As I explained here:
The High Court has long recognized that church polity has theological underpinnings, and thus the Free Exercise Clause impacts the ability of the federal and of the state governments to interfere with it. The reason why pre-1920s state statutes often do not respect this line is that prior to Gitlow v. New York 1925), the Fourteenth Amendment had not been read to apply the First Amendment to the states, and thus states had plenary power over religious bodies within their borders. See Permoli v. First Mun., City of New Orleans (1845)("The Constitution makes no provision for protecting the citizens of the respective states in their religious liberties; this is left to the state constitutions and laws. Nor is there any inhibition imposed by the Constitution of the United States in this respect on the states.")
Such pre-1925 statutes are almost certainly unconstitutional, and decisions upholding them that do not address incorporation, are without precedential value.


*******

So what can I, a "reappraiser" say about both sides, when their anger is at a pitch, and charity is scarce on the ground. How in particular to speak with those with whom I fervently disagree, and who are feeling loss today? Perhaps I may point to a paradox, and ask both sides to take some comfort from it. First, the paradox. Both sides are standing up for what they believe, sincerely, I am sure. TEC has risked (and continues to risk) expulsion from the global Anglican Communion. The secessionists (sorry; I'll take a better term if there is one) have risked, and are losing, more often than not, spiritual homes which they love.

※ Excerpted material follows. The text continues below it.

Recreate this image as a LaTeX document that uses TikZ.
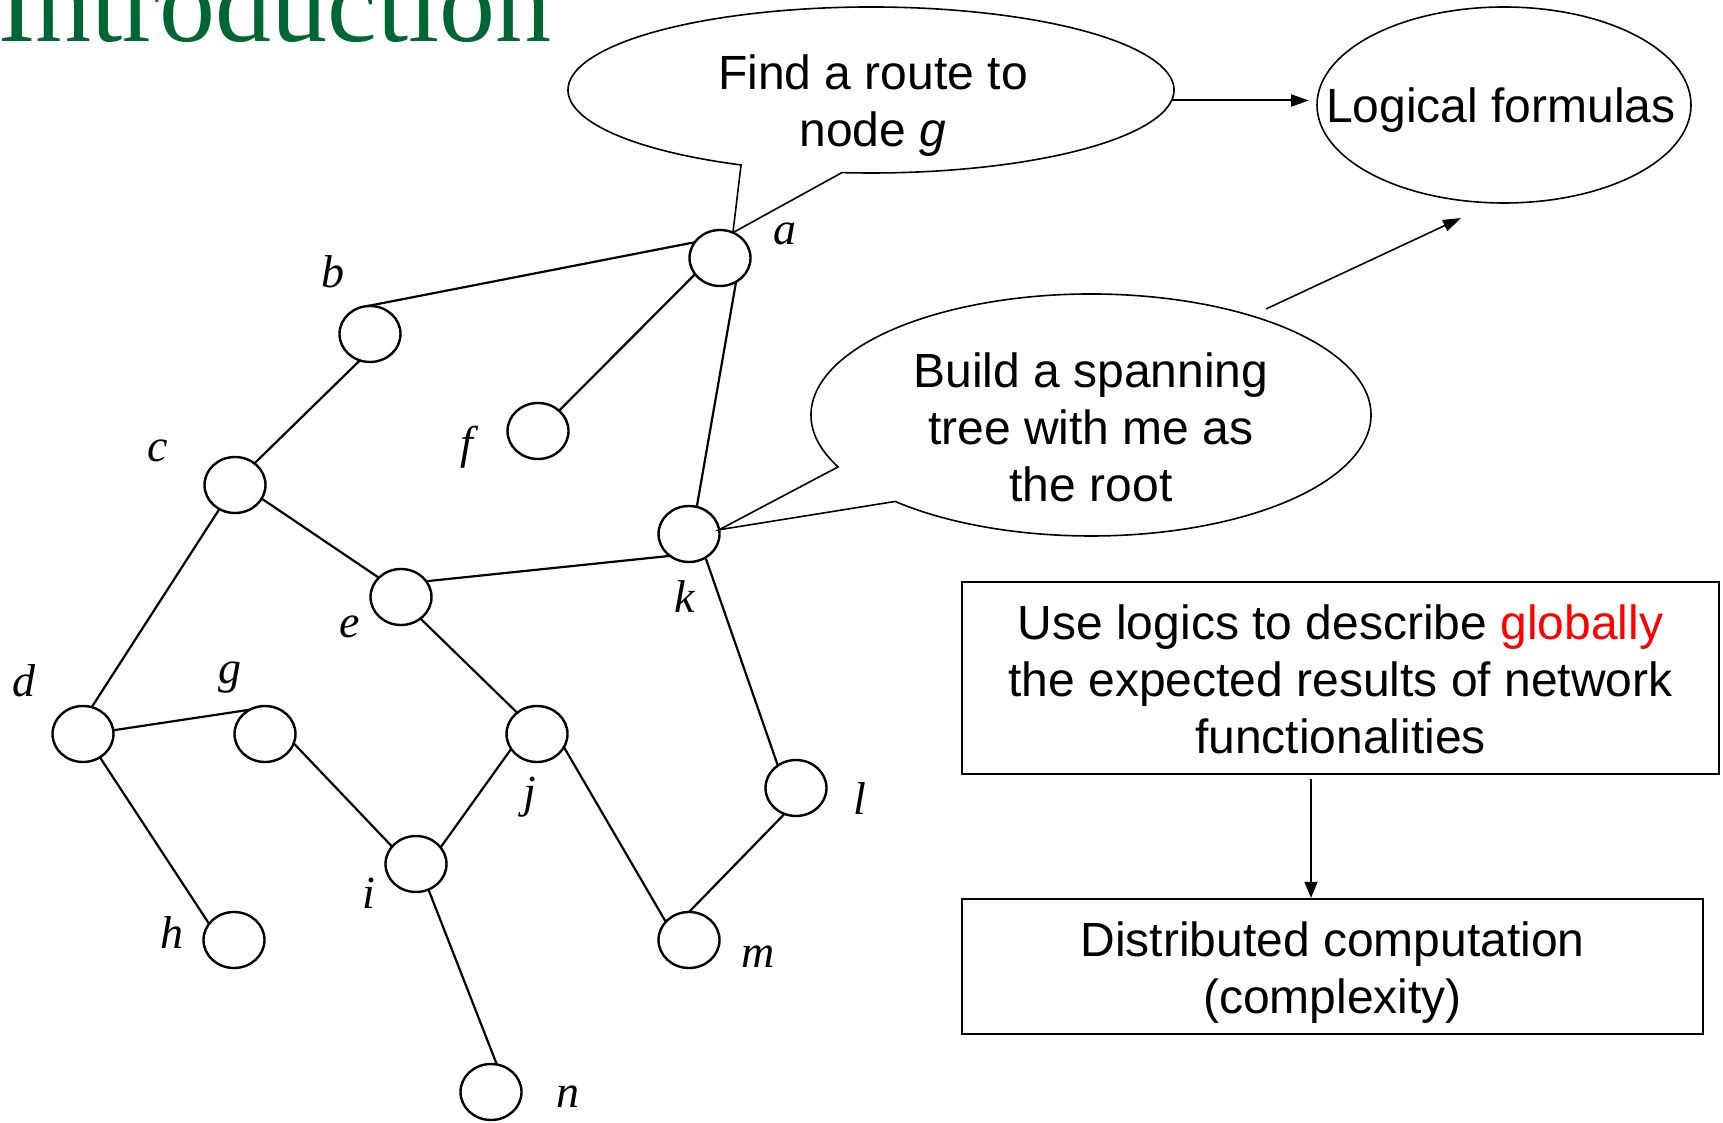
\documentclass[tikz,border=0pt]{standalone}
\usepackage{fontspec}
\setmainfont{Liberation Sans}
\newfontfamily\labelserif{Liberation Serif}
\usetikzlibrary{shapes.geometric,arrows.meta,calc}
\definecolor{titlegreen}{RGB}{0,102,51}
\begin{document}
\begin{tikzpicture}[x=1pt,y=1pt,
  vertex/.style={ellipse, draw, line width=2.4pt, minimum width=61pt, minimum height=56pt, inner sep=0pt, outer sep=0pt},
  link/.style={line width=2.2pt},
  lbl/.style={font=\labelserif\itshape\fontsize{46}{55}\selectfont, inner sep=0pt, anchor=base},
  txt/.style={font=\fontsize{48}{57}\selectfont, inner sep=0pt, align=center},
  bubble/.style={line width=1.6pt},
  holder/.style={ellipse, inner sep=0pt, outer sep=0pt},
  boxnode/.style={rectangle, draw, line width=2.2pt, inner sep=0pt, align=center, font=\fontsize{48}{57}\selectfont},
  arr/.style={line width=2pt, -{Triangle[length=18pt,width=12pt]}},
]
\useasboundingbox (0,0) rectangle (1723,1122);

% title
\node[anchor=base west, inner sep=0pt, font=\labelserif\fontsize{112}{112}\selectfont, text=titlegreen] (title) at (-2,1080) {Introduction};

% network nodes
\node[vertex] (a) at (720,864) {};
\node[vertex] (b) at (370,788) {};
\node[vertex] (c) at (235,637) {};
\node[vertex] (f) at (538,691) {};
\node[vertex] (k) at (689,588) {};
\node[vertex] (e) at (401,525) {};
\node[vertex] (d) at (83,388) {};
\node[vertex] (g) at (265,388) {};
\node[vertex] (j) at (537,388) {};
\node[vertex] (l) at (796,334) {};
\node[vertex] (i) at (416,258) {};
\node[vertex] (h) at (234,182) {};
\node[vertex] (m) at (689,182) {};
\node[vertex] (n) at (491,30) {};

% node names
\node[lbl] (la) at (785,877) {a};
\node[lbl] (lb) at (333,834) {b};
\node[lbl] (lc) at (158,660) {c};
\node[lbl] (lf) at (467,663.6) {f};
\node[lbl] (lk) at (685,509) {k};
\node[lbl] (le) at (350,484) {e};
\node[lbl] (ld) at (24,425) {d};
\node[lbl] (lg) at (230,438) {g};
\node[lbl] (lj) at (530,314) {j};
\node[lbl] (ll) at (860,307) {l};
\node[lbl] (li) at (369,214) {i};
\node[lbl] (lh) at (172,174) {h};
\node[lbl] (lm) at (758,155) {m};
\node[lbl] (ln) at (568,15) {n};

% links
\draw[link] (a.148) -- (b.96);
\draw[link] (a.213) -- (f.44);
\draw[link] (a.304) -- (k.74);
\draw[link] (b.249) -- (c.48);
\draw[link] (c.333) -- (e.139);
\draw[link] (c.237) -- (d.72);
\draw[link] (e.32) -- (k.229);
\draw[link] (e.312) -- (j.133);
\draw[link] (k.305) -- (l.129);
\draw[link] (d.7) -- (g.122);
\draw[link] (d.306) -- (h.147);
\draw[link] (g.342) -- (i.144);
\draw[link] (j.210) -- (i.34);
\draw[link] (j.334) -- (m.142);
\draw[link] (l.246) -- (m.90);
\draw[link] (i.296) -- (n.78);

% speech bubble of node a
\node[holder, minimum width=606pt, minimum height=166pt] (route) at (871,1032) {};
\draw[bubble] ($(route.center)+(264.5:303pt and 83pt)$) -- (a.63)
  -- ($(route.center)+(244.6:303pt and 83pt)$)
  arc[start angle=244.6, end angle=-95.5, x radius=303pt, y radius=83pt] -- cycle;
\node[txt] (routetext) at (873,1015.4) {\strut Find a route to\\ node \textit{g}\strut};

% speech bubble of node k
\node[holder, minimum width=560pt, minimum height=242pt] (tree) at (1091,707) {};
\draw[bubble] ($(tree.center)+(225.6:280pt and 121pt)$) -- (k.8)
  -- ($(tree.center)+(205.4:280pt and 121pt)$)
  arc[start angle=205.4, end angle=-134.4, x radius=280pt, y radius=121pt] -- cycle;
\node[txt] (treetext) at (1091,688.9) {\strut Build a spanning\\ tree with me as\\ the root\strut};

% logical formulas
\node[holder, draw, line width=1.6pt, minimum width=374pt, minimum height=196pt] (logic) at (1504,1017) {};
\node[txt] (logictext) at (1501,1010.4) {\strut Logical formulas};

% boxes
\node[boxnode, minimum width=757pt, minimum height=192pt] (box1) at (1340.5,444)
  {\rule{0pt}{38pt}Use logics to describe \textcolor{red}{globally}\\ the expected results of network\\ functionalities};
\node[boxnode, minimum width=741pt, minimum height=135pt] (box2) at (1332.5,155.5)
  {\rule{0pt}{47pt}Distributed computation\\ (complexity)};

% arrows
\draw[arr] (route.358.5) -- ($(route.358.5 -| logic.west)+(-8,0)$);
\coordinate (s2) at (1266,813);
\coordinate (t2) at (1461,904);
\draw[arr, line width=1.6pt] (s2) -- (t2);
\coordinate (ax) at (1311,0);
\draw[arr, line width=1.5pt, -{Triangle[length=16pt,width=13pt]}, shorten <=4pt] (box1.south -| ax) -- (box2.north -| ax);
\end{tikzpicture}
\end{document}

Both, in short, whatever one may think of the results of their discernment--and I know which side I believe has it right--have avoided the trap pointed out a century ago by F.C. Burkett:
As long as we believe in our hearts that our property, our arts, our institutions, our buildings, our trust-deeds are the most permanent things in the world, so long we are not in sympathy with the gospel message.
"The Eschatological Idea in the Gospel," in Cambridge Biblical Essays (1909) at 211.